Coleman matched and then broke Kendall Wright’s school record, his nation-leading 16th coming halfway through the regular season for the Bears (6-0, 3-0 Big 12).
“I’m trying to make it elite,” Coleman said. “I’m trying to make it unbreakable.”
West Virginia coach Dana Holgorsen called Coleman “the best player in college football. You can put me on record for that.”
Coleman finished with 10 catches for 199 yards, his fourth consecutive game with multiple touchdowns and his seventh in a row with at least 100 yards receiving. The 5-foot-11 junior had catch-and-run plays of 50 and 42 yards without scoring.
His 2-yard TD catch, a play after Baylor converted a fourth-and-1 midway through the first quarter, put the Bears ahead for good at 14-7 and matched Wright’s school record 14.
With an 11-yard score in the second quarter, Coleman surpassed Wright, the current Tennessee Titans receiver whose record season at Baylor came while catching passes from RG3.

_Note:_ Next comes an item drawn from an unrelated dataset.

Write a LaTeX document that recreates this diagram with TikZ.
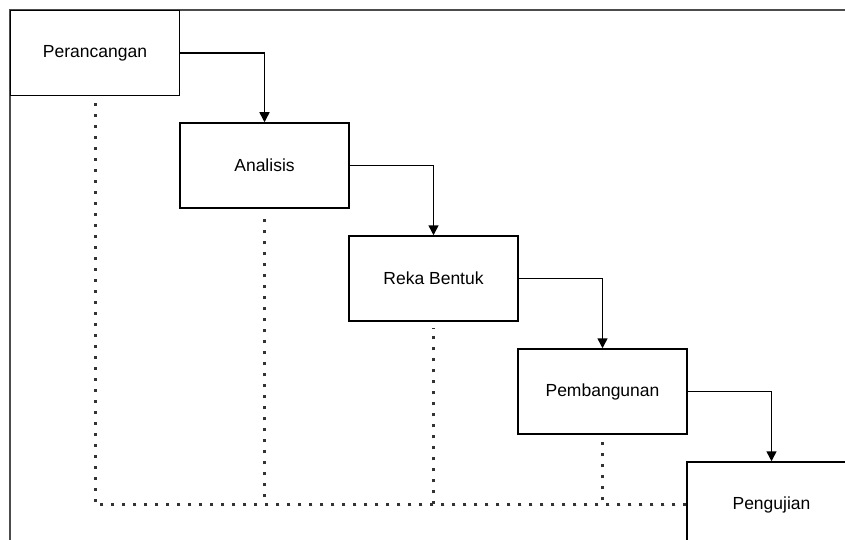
\documentclass[tikz,border=0pt]{standalone}
\usepackage{fontspec}
\setmainfont{Liberation Sans}
\usetikzlibrary{positioning,calc,arrows.meta}

\tikzset{
    stagebox/.style={draw, line width=1.5pt, fill=white, minimum width=169pt, minimum height=85pt, inner sep=0pt, font=\fontsize{17.5}{20}\selectfont},
    flowarrow/.style={line width=1.5pt, -{Triangle[width=10pt,length=10pt]}},
    dotline/.style={line width=3pt, line cap=butt, dash pattern=on 3pt off 8pt, black!80}
}

\begin{document}
\begin{tikzpicture}[x=1pt, y=-1pt]
        \useasboundingbox (0,0) rectangle (845,540);
        \clip (0,0) rectangle (845,540);

        % frame
        \draw[line width=1.5pt, black!70] (10,545) -- (10,10) -- (850,10);

        % stages
        \node[stagebox] (perancangan) at (95,53) {Perancangan};
        \node[stagebox] (analisis) at (264.5,165.5) {Analisis};
        \node[stagebox] (rekabentuk) at (433.5,278.5) {Reka Bentuk};
        \node[stagebox] (pembangunan) at (602.5,391.5) {Pembangunan};
        \node[stagebox] (pengujian) at (771.5,504.5) {Pengujian};

        % dotted links to the last stage
        \draw[dotline] (pengujian.west) -| ($(perancangan.south)+(0,6)$);
        \draw[dotline] (pengujian.west) -| ($(analisis.south)+(0,6)$);
        \draw[dotline] (pengujian.west) -| ($(rekabentuk.south)+(0,6)$);
        \draw[dotline] (pengujian.west) -| ($(pembangunan.south)+(0,6)$);

        % flow
        \draw[flowarrow] (perancangan.east) -| (analisis.north);
        \draw[flowarrow] (analisis.east) -| (rekabentuk.north);
        \draw[flowarrow] (rekabentuk.east) -| (pembangunan.north);
        \draw[flowarrow] (pembangunan.east) -| (pengujian.north);

    \end{tikzpicture}
\end{document}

The Bears won their FBS-best 19th consecutive home game.
Baylor’s only regular-season loss last year was 41-27 at West Virginia, and the two-time defending Big 12 champion Bears wound up the first team left out of the initial College Football Playoff.
“Really good win against really the only Big 12 team that we don’t have a winning record against since 2011,” coach Art Briles said. “That’s a big deal for us as a program. We felt a lot of desire, a lot of need to clear our name. We didn’t feel like we had a good name in West Virginia, so that was kind of our motivating factor.”
Russell was 20 of 33 for 380 yards and five TD passes, and ran 14 times for 160 yards with another score. His FBS-best 27 TD passes are well in range of Griffin’s school record 37 in 2011.
After Coleman added a 33-yard score early in the second half, on a short fourth-down pass when he quickly cut back and the defender slipped down trying to keep up, Russell threw two TD passes to Jay Lee in a span of just over 4 minutes to make it 48-24.
Skyler Howard, from Fort Worth, Texas, less than 100 miles from the Baylor campus, threw four TD passes for West Virginia (3-3, 0-3).
West Virginia needed only three plays to score after that, with Howard’s 70-yard TD to Shelton Gibson, who was wide open near midfield by the Baylor sideline, then cut across the field and ran untouched to the end zone.
That quickly brought back memories of the 2012 game, though they didn’t keep up the pace of West Virginia’s first conference game after moving into the league. The Mountaineers beat Baylor 70-63 at home then in the highest-scoring game in Big 12 history.
“Against a team like Baylor, if you’re not scoring every time, then there’s a chance that they could turn out that way,” said Howard, who finished 18 of 37 for 289 yards.
Gibson added a 100-yard kickoff return with 1:05 left, right after Baylor surpassed 60 points for the fifth game in a row on backup quarterback Jarrett Stidham’s 9-yard TD pass to tight end Trevor Clemons-Valdez.